Ne discutevamo su questo blog qualche mese orsono, che comunque, per quanto il mercato discografico sia in sofferenza, per quanto abbiano ormai decretato la morte dello stesso CD, tutti i musicisti desiderano registrare e fare un album, con un ordine ben preciso nel quale collocare le singole canzoni, un ordine che ha un significato, una storia, che racconta e unisce. E anche qui, dopo un’attesa di quasi 13 anni ci sarà un nuovo disco a settembre. Il concerto di venerdì 29 conterrà qualche assaggio del nuovo lavoro, e le sorprese non mancheranno.
Il disco è stato coprodotto da BitBazar, una minuscola quanto attiva etichetta indipendente italiana. Con questo lavoro gli Epsilon affrontano l’ostacoli di rendere i testi musicalmente adatti al loro modo di far musica ma fanno anche la conoscenza con una nuova mente che costruisce il suono “registrato” della band. L’incontro con Massimiliano Nevi cambia, appunto, il suono del gruppo, perché Massimiliano, a mio giudizio, ha quell’approccio pulito e preciso, non dico di no, ma anche quella ruvidità e spregiudicatezza che manca a molti ingegneri del suono italiani. Infatti, pur disponendo di un apparato digitale di tutto rispetto, riesce a rendere certi suoni ancora del mondo analogico. Sarà il fatto che ripara la meccanica dei vecchi registratori a bobina – quei bei Revox o gli Akai – tanto che poi è “costretto ad usarli”. Dal disco che ascolterete dal 3 settembre emerge un calore, una rotondità, una pienezza di suono tipica delle registrazioni di un po’ di tempo fa, senza nulla togliere alla dinamica estrema che deve ben suonare anche sui riproduttori infernali che ci circondano; ma questo è un argomento su cui mi sono già sfogato nel recente passato.
Ma torniamo al concerto di venerdì sera. Si svolge in una cornice splendida sia per il luogo che per la manifestazione. La villa bellissima, polmone di Roma con quel suo laghetto fresco, e poi il festival “Roma Incontra il Mondo” anche lui molto in là con gli anni e con il prestigio.
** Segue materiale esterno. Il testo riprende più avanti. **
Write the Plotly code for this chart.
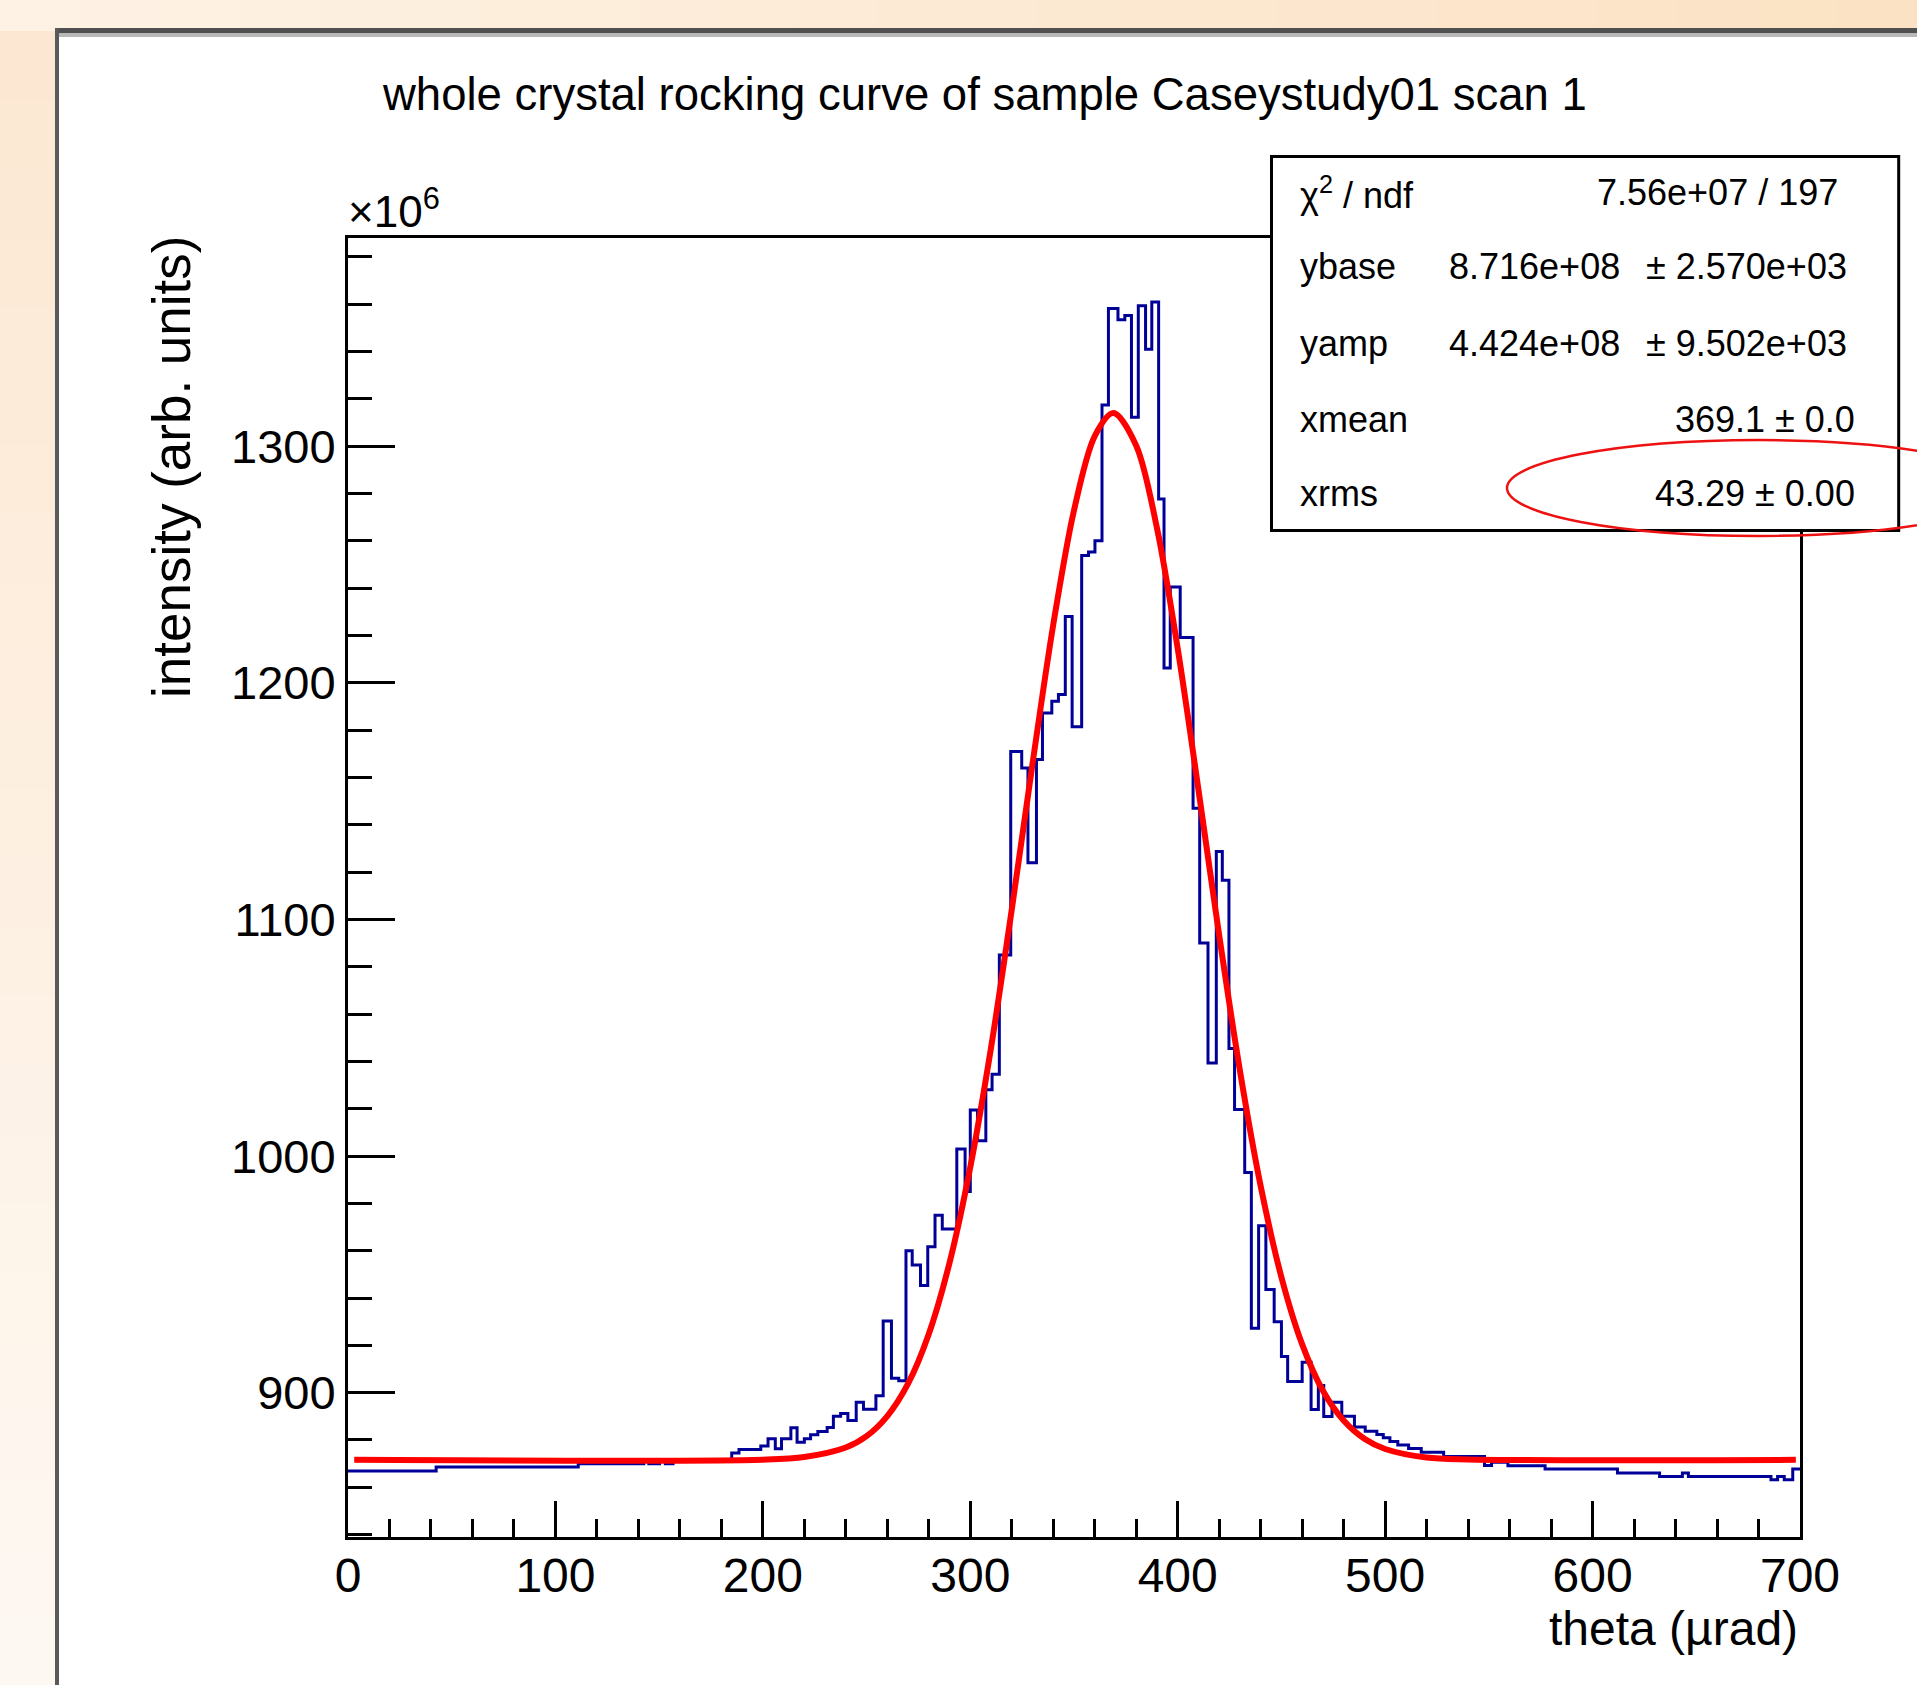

La serata offre un doppio concerto, perché suonerà anche “Solar Orchestra” un gruppo che, pur nella sua individualità, ha una storia di vicinato con la galassia Epsilon.
La radio partecipa attivamente a questo concerto e più in generale alle vicende legate agli Epsilon e quindi troverete più d’uno di noi ad accogliervi.